## Stated task
Print, word for word, the opening line of the data below and every line after it through the line that contains "from mpl_toolkits.axes_grid1.inset_locator import", but not the pictures.

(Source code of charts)

========================

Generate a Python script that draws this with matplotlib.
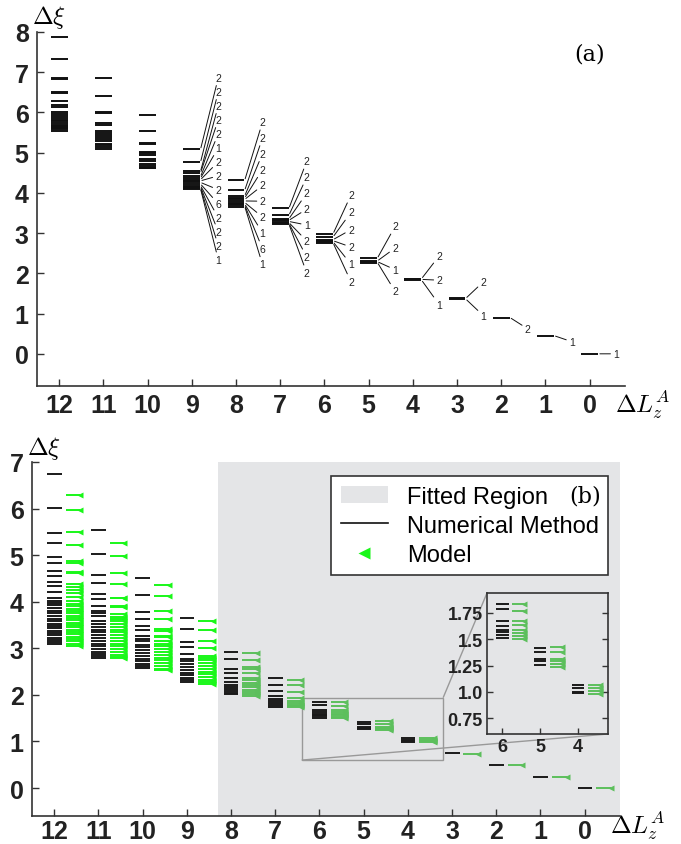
import numpy as np
import matplotlib
matplotlib.use('Agg')
import matplotlib.pyplot as plt
from matplotlib.patches import Patch
from matplotlib.lines import Line2D
from mpl_toolkits.axes_grid1.inset_locator import mark_inset

plt.rcParams['font.family'] = ['Liberation Sans', 'DejaVu Sans']
plt.rcParams['mathtext.fontset'] = 'cm'

##### panel (a) : entanglement spectrum levels per Delta L_z^A
dL_top = [12, 11, 10, 9, 8, 7, 6, 5, 4, 3, 2, 1, 0]
top12 = [7.88, 7.32, 6.86, 6.83, 6.52, 6.48, 6.28, 6.18, 6.13, 6.01, 5.95, 5.91,
         5.86, 5.82, 5.78, 5.74, 5.70, 5.67, 5.64, 5.61, 5.58, 5.55]
top11 = [6.86, 6.40, 6.01, 5.99, 5.74, 5.70, 5.55, 5.50, 5.45, 5.40, 5.33, 5.28,
         5.22, 5.18, 5.13, 5.10]
top10 = [5.94, 5.54, 5.24, 5.22, 5.02, 4.98, 4.95, 4.85, 4.80, 4.72, 4.68, 4.63, 4.61]
top9 = [5.09, 4.77, 4.54, 4.50, 4.41, 4.37, 4.33, 4.30, 4.26, 4.22, 4.18, 4.15, 4.12, 4.10]
top8 = [4.32, 4.07, 3.93, 3.88, 3.84, 3.80, 3.76, 3.72, 3.69, 3.66]
top7 = [3.62, 3.45, 3.36, 3.32, 3.29, 3.26, 3.24, 3.22]
top6 = [2.99, 2.91, 2.84, 2.81, 2.78, 2.75]
top5 = [2.38, 2.31, 2.29, 2.27]
top4 = [1.87, 1.85, 1.83]
top3 = [1.38, 1.36]
top2 = [0.90]
top1 = [0.45]
top0 = [0.0]
top_levels = [top12, top11, top10, top9, top8, top7, top6, top5, top4, top3, top2, top1, top0]

# degeneracy labels (top to bottom)
deg9 = [2, 2, 2, 2, 2, 1, 2, 2, 2, 6, 2, 2, 2, 1]
deg8 = [2, 2, 2, 2, 2, 2, 2, 1, 6, 1]
deg7 = [2, 2, 2, 2, 1, 2, 2, 2]
deg6 = [2, 2, 2, 2, 1, 2]
deg5 = [2, 2, 1, 2]
deg4 = [2, 2, 1]
deg3 = [2, 1]
deg2 = [2]
deg1 = [1]
deg0 = [1]
deg_cols = [9, 8, 7, 6, 5, 4, 3, 2, 1, 0]
deg_lists = [deg9, deg8, deg7, deg6, deg5, deg4, deg3, deg2, deg1, deg0]

##### panel (b) : numerical method vs model
dL_bot = [12, 11, 10, 9, 8, 7, 6, 5, 4, 3, 2, 1, 0]
num12 = [6.75, 6.02, 5.47, 5.27, 4.97, 4.83, 4.67, 4.55, 4.43, 4.34, 4.20, 4.09, 4.02,
         3.97, 3.92, 3.86, 3.80, 3.75, 3.70, 3.64, 3.58, 3.53, 3.48, 3.43, 3.38, 3.33,
         3.28, 3.23, 3.18, 3.13, 3.10]
mod12 = [6.30, 5.97, 5.50, 5.22, 4.87, 4.84, 4.64, 4.61, 4.38, 4.32, 4.25, 4.18, 4.10,
         4.02, 3.95, 3.90, 3.85, 3.80, 3.75, 3.70, 3.65, 3.60, 3.55, 3.50, 3.45, 3.40,
         3.35, 3.30, 3.25, 3.20, 3.15, 3.10, 3.05]
num11 = [5.54, 5.02, 4.58, 4.40, 4.16, 4.06, 3.91, 3.80, 3.75, 3.70, 3.58, 3.52, 3.46,
         3.40, 3.34, 3.28, 3.22, 3.16, 3.10, 3.04, 2.98, 2.92, 2.87, 2.83, 2.80]
mod11 = [5.26, 4.99, 4.61, 4.38, 4.09, 4.07, 3.90, 3.88, 3.73, 3.68, 3.63, 3.58, 3.52,
         3.46, 3.40, 3.34, 3.28, 3.22, 3.16, 3.10, 3.04, 2.98, 2.92, 2.86, 2.82, 2.80]
num10 = [4.51, 4.14, 3.79, 3.64, 3.48, 3.39, 3.27, 3.21, 3.15, 3.08, 3.02, 2.96, 2.90,
         2.84, 2.78, 2.72, 2.66, 2.61, 2.57]
mod10 = [4.36, 4.12, 3.80, 3.64, 3.41, 3.38, 3.27, 3.25, 3.15, 3.10, 3.04, 2.98, 2.92,
         2.86, 2.80, 2.74, 2.68, 2.62, 2.56, 2.53]
num9 = [3.66, 3.41, 3.14, 3.02, 2.88, 2.77, 2.72, 2.66, 2.60, 2.54, 2.48, 2.42, 2.36, 2.31, 2.28]
mod9 = [3.58, 3.39, 3.16, 3.01, 2.84, 2.80, 2.74, 2.68, 2.62, 2.56, 2.50, 2.44, 2.38, 2.32,
        2.27, 2.23]
num8 = [2.93, 2.78, 2.56, 2.46, 2.37, 2.27, 2.22, 2.17, 2.12, 2.08, 2.04, 2.02]
mod8 = [2.89, 2.75, 2.59, 2.56, 2.46, 2.36, 2.31, 2.26, 2.21, 2.16, 2.11, 2.06, 2.02, 1.98]
num7 = [2.36, 2.22, 2.08, 1.98, 1.91, 1.86, 1.82, 1.78, 1.75]
mod7 = [2.32, 2.21, 2.07, 1.94, 1.87, 1.83, 1.79, 1.76, 1.73]
num6 = [1.84, 1.79, 1.67, 1.63, 1.59, 1.57, 1.54, 1.51]
mod6 = [1.84, 1.77, 1.67, 1.64, 1.59, 1.56, 1.53, 1.50]
num5 = [1.42, 1.38, 1.31, 1.29, 1.26]
mod5 = [1.43, 1.38, 1.31, 1.29, 1.27, 1.24]
num4 = [1.07, 1.04, 1.00, 0.99]
mod4 = [1.07, 1.04, 1.01, 0.98]
num3 = [0.75]
mod3 = [0.74]
num2 = [0.49]
mod2 = [0.49]
num1 = [0.24]
mod1 = [0.24]
num0 = [0.0]
mod0 = [0.0]
num_levels = [num12, num11, num10, num9, num8, num7, num6, num5, num4, num3, num2, num1, num0]
mod_levels = [mod12, mod11, mod10, mod9, mod8, mod7, mod6, mod5, mod4, mod3, mod2, mod1, mod0]

fit_edge = 8.3   # fitted region ΔL <= 8

# layout of the degeneracy fans: (centre, step) of label positions
fan = {9: (4.60, 0.348), 8: (3.99, 0.393), 7: (3.40, 0.396), 6: (2.87, 0.43),
       5: (2.36, 0.54), 4: (1.83, 0.61), 3: (1.37, 0.85), 2: (0.62, 0.0),
       1: (0.30, 0.0), 0: (0.0, 0.0)}

gray = '#e4e5e7'
bright_green = '#19f719'
dull_green = '#5cbf5c'
tick_font = dict(fontsize=18, fontweight='bold')


def style_axis(ax, yticks, xticks, xpad):
    for s in ['top', 'right']:
        ax.spines[s].set_visible(False)
    for s in ['left', 'bottom']:
        ax.spines[s].set_linewidth(1.2)
        ax.spines[s].set_color('#333333')
    ax.set_xticks(xticks)
    ax.set_yticks(yticks)
    ax.set_xticklabels([str(v) for v in xticks], **tick_font)
    ax.set_yticklabels([str(v) for v in yticks], **tick_font)
    ax.tick_params(direction='in', length=5, width=1, colors='#333333', pad=6)
    ax.tick_params(axis='x', pad=xpad)
    ax.tick_params(labelcolor='#222222')


fig = plt.figure(figsize=(6.81, 8.45), dpi=100)

#### top panel
ax1 = fig.add_axes([37 / 681, 1 - 387 / 845, 588 / 681, 354 / 845])
for x, lev in zip(dL_top, top_levels):
    ax1.hlines(lev, x - 0.19, x + 0.19, color='#111111', lw=1.4)

for x, deg in zip(deg_cols, deg_lists):
    lev = sorted(top_levels[dL_top.index(x)], reverse=True)
    mid, step = fan[x]
    n = len(deg)
    for k, d in enumerate(deg):
        ly = mid + step * ((n - 1) / 2 - k)
        ax1.annotate(str(d), xy=(x - 0.2, lev[k]), xytext=(x - 0.6, ly),
                     ha='center', va='center', fontsize=7.5, color='#222222',
                     arrowprops=dict(arrowstyle='-', lw=0.7, color='#111111',
                                     shrinkA=0, shrinkB=1.0))

ax1.set_xlim(12.5, -0.8)
ax1.set_ylim(-0.8, 8)
style_axis(ax1, list(range(0, 9)), list(range(12, -1, -1)), 5)
ax1.text(0.02, 1.045, r'$\Delta\xi$', transform=ax1.transAxes, fontsize=18,
         ha='center', va='center')
ax1.text(1.03, -0.05, r'$\Delta L_z^A$', transform=ax1.transAxes, fontsize=18,
         ha='center', va='center')
ax1.text(0.94, 0.938, '(a)', transform=ax1.transAxes, fontsize=16,
         family='DejaVu Serif', ha='center', va='center')

#### bottom panel
ax2 = fig.add_axes([32 / 681, 1 - 817 / 845, 588 / 681, 354 / 845])
ax2.axvspan(-0.8, fit_edge, color=gray, lw=0, zorder=0)


def draw_bottom(ax, cols, ms):
    for x, nl, ml in zip(dL_bot, num_levels, mod_levels):
        if x not in cols:
            continue
        g = bright_green if x > fit_edge else dull_green
        ax.hlines(nl, x - 0.17, x + 0.16, color='#1a1a1a', lw=1.4, zorder=2)
        ax.hlines(ml, x - 0.59, x - 0.26, color=g, lw=1.4, zorder=2)
        ax.plot([x - 0.59] * len(ml), ml, ls='none', marker='<', ms=ms,
                color=g, mec='none', zorder=3)


draw_bottom(ax2, dL_bot, 4.5)
ax2.set_xlim(12.5, -0.8)
ax2.set_ylim(-0.6, 7)
style_axis(ax2, list(range(0, 8)), list(range(12, -1, -1)), 2)
ax2.text(0.02, 1.04, r'$\Delta\xi$', transform=ax2.transAxes, fontsize=18,
         ha='center', va='center')
ax2.text(1.03, -0.025, r'$\Delta L_z^A$', transform=ax2.transAxes, fontsize=18,
         ha='center', va='center')

handles = [Patch(facecolor=gray, edgecolor='none'),
           Line2D([], [], color='#111111', lw=1.2),
           Line2D([], [], ls='none', marker='<', ms=9, color=bright_green, mec='none')]
leg = ax2.legend(handles, ['Fitted Region', 'Numerical Method', 'Model'],
                 loc='upper right', bbox_to_anchor=(0.98, 0.96), fontsize=17,
                 frameon=True, fancybox=False, framealpha=1, edgecolor='#333333',
                 labelspacing=0.3, handlelength=2.0, handletextpad=0.8,
                 borderpad=0.4, borderaxespad=0)
leg.get_frame().set_linewidth(1.2)
ax2.text(0.94, 0.904, '(b)', transform=ax2.transAxes, fontsize=16,
         family='DejaVu Serif', ha='center', va='center', zorder=10)

#### inset zoom of ΔL = 6, 5, 4
axins = fig.add_axes([487 / 681, 1 - 735 / 845, 121 / 681, 141 / 845])
axins.set_facecolor(gray)
draw_bottom(axins, [6, 5, 4], 4)
axins.set_xlim(6.4, 3.2)
axins.set_ylim(0.6, 1.94)
axins.set_xticks([6, 5, 4])
axins.set_xticklabels(['6', '5', '4'], fontsize=13, fontweight='bold')
axins.set_yticks([0.75, 1.0, 1.25, 1.5, 1.75])
axins.set_yticklabels(['0.75', '1.0', '1.25', '1.5', '1.75'], fontsize=13, fontweight='bold')
axins.tick_params(direction='in', length=4, width=1, right=True, pad=3,
                  colors='#333333', labelcolor='#222222')
for s in axins.spines.values():
    s.set_linewidth(1.2)
    s.set_color('#333333')

mark_inset(ax2, axins, loc1=2, loc2=4, fc='none', ec='#999999', lw=1.0)

fig.savefig('out.png', dpi=100)
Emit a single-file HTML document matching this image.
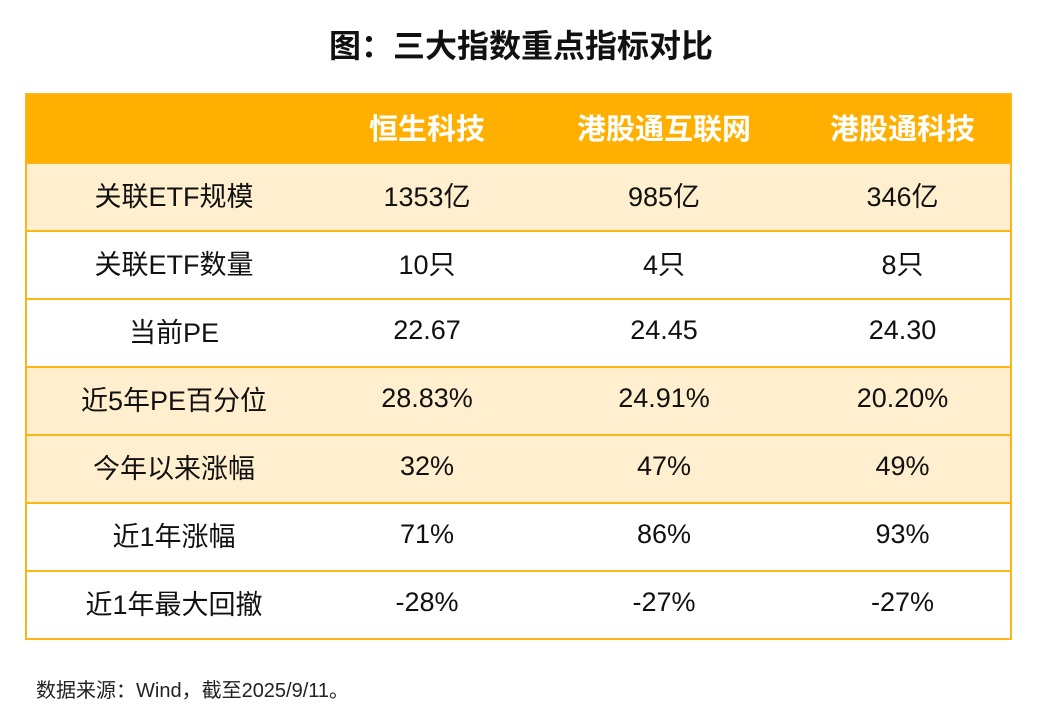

========================

## Solution for this exercise
Generate a Python script that draws this with matplotlib.
import numpy as np
import matplotlib
matplotlib.use('Agg')
import matplotlib.pyplot as plt
from matplotlib.patches import Patch
from matplotlib.lines import Line2D
from mpl_toolkits.axes_grid1.inset_locator import mark_inset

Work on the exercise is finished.